◆ PROBLEM DETAILS ◆
Your task is to print exactly the lines from the line that contains "Reproduce this chart with matplotlib." through the line that contains "import numpy as np", with pictures left out.

Charts and diagrams as code:
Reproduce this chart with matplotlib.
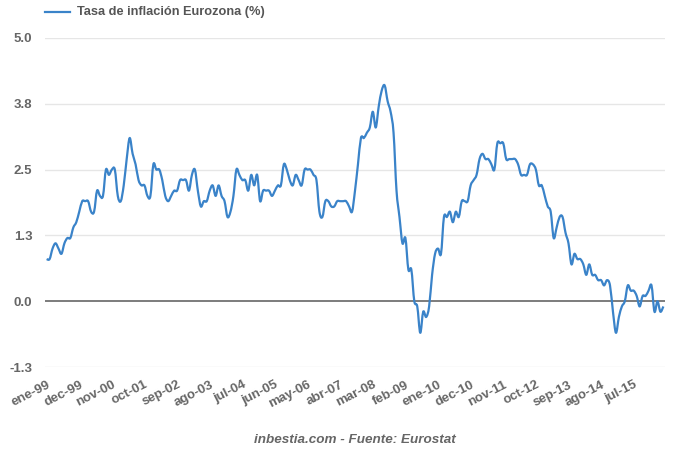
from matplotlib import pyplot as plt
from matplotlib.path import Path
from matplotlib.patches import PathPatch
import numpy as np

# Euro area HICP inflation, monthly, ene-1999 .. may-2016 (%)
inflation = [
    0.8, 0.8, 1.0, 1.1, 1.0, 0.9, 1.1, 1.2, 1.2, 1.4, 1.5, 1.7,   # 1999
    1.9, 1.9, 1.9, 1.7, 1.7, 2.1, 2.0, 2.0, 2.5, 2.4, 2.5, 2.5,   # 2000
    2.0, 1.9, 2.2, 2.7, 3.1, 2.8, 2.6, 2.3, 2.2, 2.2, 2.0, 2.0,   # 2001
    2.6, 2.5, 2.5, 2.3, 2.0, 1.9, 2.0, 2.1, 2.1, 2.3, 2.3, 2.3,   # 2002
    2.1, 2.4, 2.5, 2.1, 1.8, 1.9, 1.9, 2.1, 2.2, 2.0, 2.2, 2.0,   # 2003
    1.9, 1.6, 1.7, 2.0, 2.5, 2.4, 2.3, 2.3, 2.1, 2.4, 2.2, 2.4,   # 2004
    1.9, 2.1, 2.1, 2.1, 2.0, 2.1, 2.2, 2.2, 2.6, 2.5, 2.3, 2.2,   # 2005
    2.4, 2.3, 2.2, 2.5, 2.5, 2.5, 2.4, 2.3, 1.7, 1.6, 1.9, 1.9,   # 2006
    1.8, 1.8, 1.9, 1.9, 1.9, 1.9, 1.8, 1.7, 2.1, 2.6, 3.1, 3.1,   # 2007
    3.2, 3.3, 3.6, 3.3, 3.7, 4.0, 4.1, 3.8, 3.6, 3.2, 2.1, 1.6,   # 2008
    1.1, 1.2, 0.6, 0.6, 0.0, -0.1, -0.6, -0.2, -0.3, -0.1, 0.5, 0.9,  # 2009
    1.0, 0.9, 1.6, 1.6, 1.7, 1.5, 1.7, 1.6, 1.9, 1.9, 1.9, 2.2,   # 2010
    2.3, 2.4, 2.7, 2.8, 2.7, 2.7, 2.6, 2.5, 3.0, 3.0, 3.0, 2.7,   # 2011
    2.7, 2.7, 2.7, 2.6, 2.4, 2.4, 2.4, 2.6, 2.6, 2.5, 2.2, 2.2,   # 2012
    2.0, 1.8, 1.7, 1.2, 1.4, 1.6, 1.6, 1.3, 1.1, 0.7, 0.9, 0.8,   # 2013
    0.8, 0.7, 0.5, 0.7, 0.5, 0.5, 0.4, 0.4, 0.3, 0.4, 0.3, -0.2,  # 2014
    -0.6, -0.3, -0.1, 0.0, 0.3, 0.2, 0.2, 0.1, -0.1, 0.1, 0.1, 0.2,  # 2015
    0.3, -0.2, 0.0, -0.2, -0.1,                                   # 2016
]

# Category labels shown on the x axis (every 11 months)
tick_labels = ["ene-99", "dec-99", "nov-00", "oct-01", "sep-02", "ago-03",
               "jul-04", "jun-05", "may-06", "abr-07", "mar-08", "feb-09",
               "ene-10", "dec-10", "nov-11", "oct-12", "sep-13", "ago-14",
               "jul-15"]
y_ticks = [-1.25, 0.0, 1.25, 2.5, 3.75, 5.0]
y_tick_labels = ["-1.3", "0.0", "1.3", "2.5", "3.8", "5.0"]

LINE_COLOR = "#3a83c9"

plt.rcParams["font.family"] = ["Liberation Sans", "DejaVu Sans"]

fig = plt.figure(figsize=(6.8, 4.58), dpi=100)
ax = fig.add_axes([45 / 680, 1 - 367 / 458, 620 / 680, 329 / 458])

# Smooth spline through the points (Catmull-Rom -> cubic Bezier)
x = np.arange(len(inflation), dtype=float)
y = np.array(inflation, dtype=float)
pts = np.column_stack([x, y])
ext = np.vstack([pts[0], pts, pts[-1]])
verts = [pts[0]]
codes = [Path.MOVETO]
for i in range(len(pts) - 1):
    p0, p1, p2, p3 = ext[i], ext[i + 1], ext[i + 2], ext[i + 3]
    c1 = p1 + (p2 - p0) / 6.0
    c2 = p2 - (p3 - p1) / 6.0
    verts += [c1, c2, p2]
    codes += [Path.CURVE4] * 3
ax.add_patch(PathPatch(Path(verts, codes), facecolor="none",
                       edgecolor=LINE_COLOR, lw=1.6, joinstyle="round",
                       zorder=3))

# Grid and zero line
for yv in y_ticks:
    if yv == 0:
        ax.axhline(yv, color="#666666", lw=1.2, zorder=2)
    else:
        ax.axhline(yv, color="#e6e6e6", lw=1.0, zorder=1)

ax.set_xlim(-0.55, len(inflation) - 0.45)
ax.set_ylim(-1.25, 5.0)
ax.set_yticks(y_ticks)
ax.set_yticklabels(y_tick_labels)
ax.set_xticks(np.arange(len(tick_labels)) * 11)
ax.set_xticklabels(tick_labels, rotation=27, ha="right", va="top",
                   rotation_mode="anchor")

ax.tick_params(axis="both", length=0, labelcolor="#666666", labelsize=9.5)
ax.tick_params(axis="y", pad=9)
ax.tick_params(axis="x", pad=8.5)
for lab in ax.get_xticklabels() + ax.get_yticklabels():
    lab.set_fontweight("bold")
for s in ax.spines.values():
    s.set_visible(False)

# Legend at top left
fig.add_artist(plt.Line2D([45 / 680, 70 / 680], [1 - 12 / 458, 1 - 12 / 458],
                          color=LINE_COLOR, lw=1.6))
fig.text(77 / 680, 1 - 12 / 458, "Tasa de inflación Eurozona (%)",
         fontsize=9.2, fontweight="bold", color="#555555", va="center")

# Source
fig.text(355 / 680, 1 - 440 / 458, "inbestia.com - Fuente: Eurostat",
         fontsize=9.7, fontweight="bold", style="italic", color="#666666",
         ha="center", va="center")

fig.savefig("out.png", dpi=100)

---

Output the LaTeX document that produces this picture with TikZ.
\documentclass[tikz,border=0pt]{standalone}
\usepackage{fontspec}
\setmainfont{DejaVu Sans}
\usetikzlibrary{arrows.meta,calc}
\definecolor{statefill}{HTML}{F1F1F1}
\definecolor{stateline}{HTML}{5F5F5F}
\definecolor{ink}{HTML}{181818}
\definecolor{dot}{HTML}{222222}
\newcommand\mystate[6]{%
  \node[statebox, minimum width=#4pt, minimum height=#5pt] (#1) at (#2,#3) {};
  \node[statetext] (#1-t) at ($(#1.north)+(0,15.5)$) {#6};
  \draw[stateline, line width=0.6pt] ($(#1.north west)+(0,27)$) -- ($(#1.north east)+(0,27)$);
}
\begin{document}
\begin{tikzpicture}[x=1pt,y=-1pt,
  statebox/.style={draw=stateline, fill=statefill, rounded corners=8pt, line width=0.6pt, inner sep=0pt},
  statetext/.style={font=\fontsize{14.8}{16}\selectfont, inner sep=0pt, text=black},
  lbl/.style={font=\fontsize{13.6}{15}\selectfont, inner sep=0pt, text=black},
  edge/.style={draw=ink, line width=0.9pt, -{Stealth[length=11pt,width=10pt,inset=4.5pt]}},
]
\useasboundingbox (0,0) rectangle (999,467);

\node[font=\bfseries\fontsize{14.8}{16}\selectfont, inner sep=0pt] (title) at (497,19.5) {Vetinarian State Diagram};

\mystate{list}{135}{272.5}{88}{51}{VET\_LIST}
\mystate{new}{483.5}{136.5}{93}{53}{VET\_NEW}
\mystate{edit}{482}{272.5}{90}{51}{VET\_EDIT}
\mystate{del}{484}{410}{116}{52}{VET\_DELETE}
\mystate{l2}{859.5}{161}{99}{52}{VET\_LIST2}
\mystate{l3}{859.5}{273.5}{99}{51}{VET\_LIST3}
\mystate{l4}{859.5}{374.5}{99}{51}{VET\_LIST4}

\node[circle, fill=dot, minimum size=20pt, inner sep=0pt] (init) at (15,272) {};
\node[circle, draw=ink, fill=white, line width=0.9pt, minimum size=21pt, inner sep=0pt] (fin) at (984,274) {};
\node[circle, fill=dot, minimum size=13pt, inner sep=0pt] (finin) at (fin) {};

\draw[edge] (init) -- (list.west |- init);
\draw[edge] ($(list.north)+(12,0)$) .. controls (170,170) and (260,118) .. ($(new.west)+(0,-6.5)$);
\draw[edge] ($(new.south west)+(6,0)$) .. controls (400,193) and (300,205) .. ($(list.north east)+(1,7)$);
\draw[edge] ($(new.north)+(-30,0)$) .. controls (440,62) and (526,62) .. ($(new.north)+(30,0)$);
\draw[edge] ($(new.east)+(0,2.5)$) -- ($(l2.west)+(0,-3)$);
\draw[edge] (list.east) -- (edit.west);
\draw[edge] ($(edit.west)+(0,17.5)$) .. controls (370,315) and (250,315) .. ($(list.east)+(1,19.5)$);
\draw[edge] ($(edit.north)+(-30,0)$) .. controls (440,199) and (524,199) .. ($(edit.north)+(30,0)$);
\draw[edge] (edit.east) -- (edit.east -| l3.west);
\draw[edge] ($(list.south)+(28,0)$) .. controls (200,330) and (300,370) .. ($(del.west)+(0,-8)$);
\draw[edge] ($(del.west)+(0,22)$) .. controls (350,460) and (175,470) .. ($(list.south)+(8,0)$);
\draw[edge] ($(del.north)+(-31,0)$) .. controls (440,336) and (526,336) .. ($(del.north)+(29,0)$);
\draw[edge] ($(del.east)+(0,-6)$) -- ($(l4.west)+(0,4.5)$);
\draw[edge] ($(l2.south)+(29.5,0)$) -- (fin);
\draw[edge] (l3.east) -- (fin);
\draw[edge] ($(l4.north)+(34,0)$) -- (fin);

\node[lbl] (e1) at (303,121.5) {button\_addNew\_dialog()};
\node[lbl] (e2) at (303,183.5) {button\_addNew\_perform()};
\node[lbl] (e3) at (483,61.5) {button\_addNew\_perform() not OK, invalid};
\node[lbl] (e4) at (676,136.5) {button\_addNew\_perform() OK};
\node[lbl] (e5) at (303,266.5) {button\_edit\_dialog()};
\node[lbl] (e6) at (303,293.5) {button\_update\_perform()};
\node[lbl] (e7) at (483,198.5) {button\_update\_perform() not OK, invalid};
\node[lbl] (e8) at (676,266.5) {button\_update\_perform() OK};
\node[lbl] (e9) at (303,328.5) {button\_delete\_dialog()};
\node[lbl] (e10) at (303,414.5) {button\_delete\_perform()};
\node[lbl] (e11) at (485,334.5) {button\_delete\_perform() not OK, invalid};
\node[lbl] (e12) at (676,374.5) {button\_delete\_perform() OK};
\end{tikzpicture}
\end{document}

...

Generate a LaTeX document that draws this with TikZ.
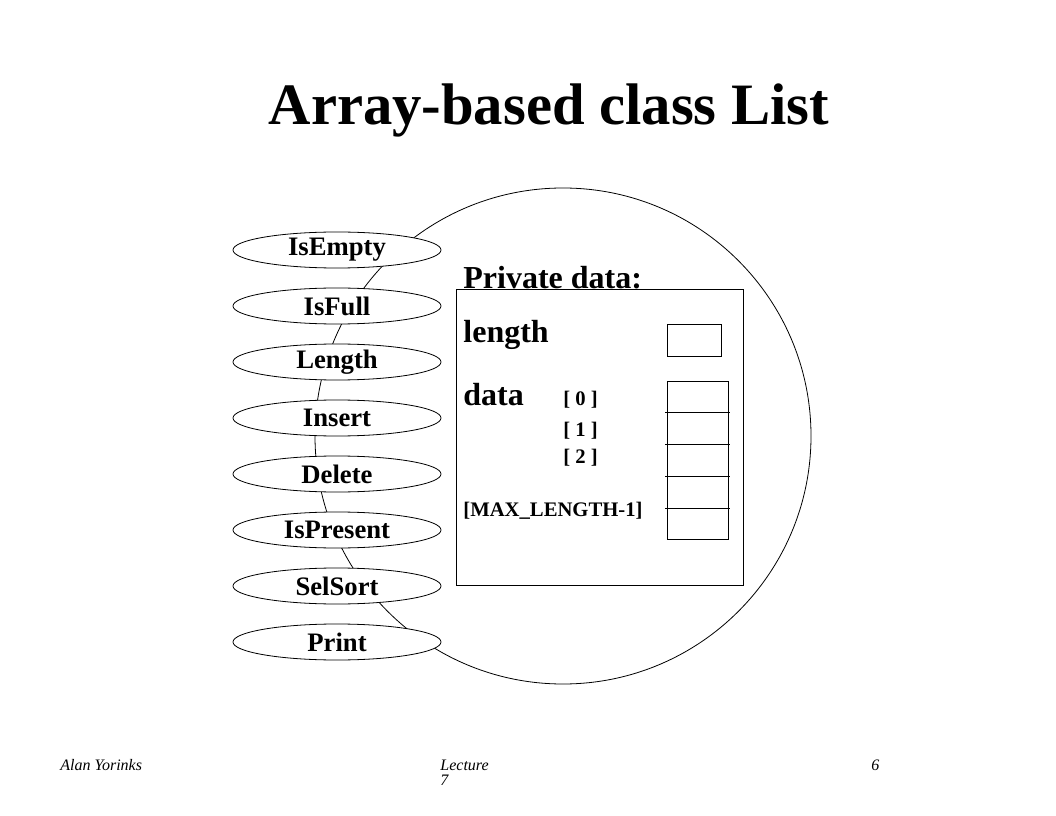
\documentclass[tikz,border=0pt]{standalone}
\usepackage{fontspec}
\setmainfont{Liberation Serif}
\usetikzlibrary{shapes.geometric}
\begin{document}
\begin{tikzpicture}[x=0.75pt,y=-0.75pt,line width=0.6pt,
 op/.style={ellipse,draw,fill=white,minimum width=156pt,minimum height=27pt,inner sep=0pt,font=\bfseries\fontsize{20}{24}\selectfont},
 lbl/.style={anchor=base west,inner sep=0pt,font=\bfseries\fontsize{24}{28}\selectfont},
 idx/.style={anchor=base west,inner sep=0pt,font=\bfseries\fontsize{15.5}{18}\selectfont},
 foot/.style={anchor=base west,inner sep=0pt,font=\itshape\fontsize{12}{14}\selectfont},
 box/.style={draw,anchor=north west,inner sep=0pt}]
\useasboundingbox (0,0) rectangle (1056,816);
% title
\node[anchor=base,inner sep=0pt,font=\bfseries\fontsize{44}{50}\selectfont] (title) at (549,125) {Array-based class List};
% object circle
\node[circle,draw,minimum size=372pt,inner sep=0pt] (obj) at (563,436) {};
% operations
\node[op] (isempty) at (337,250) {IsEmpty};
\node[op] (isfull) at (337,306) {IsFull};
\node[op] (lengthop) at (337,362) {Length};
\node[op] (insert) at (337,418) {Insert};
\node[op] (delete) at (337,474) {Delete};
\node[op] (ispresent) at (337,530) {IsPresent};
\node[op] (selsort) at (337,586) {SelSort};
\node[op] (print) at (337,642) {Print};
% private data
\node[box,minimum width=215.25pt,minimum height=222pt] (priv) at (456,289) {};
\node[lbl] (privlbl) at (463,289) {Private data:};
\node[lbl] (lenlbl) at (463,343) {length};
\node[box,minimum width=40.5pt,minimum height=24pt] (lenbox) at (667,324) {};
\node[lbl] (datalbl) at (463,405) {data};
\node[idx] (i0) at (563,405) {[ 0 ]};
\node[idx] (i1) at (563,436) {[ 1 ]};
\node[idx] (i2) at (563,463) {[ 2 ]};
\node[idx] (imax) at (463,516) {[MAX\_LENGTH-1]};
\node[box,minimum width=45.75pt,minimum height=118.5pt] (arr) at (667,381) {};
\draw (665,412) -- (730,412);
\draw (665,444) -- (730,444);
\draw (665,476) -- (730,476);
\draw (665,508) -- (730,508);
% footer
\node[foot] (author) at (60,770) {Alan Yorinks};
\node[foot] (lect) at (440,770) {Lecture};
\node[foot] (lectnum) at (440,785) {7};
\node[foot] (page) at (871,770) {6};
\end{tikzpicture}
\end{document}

◆ TASK ANSWER ◆
Reproduce this chart with matplotlib.
from matplotlib import pyplot as plt
from matplotlib.path import Path
from matplotlib.patches import PathPatch
import numpy as np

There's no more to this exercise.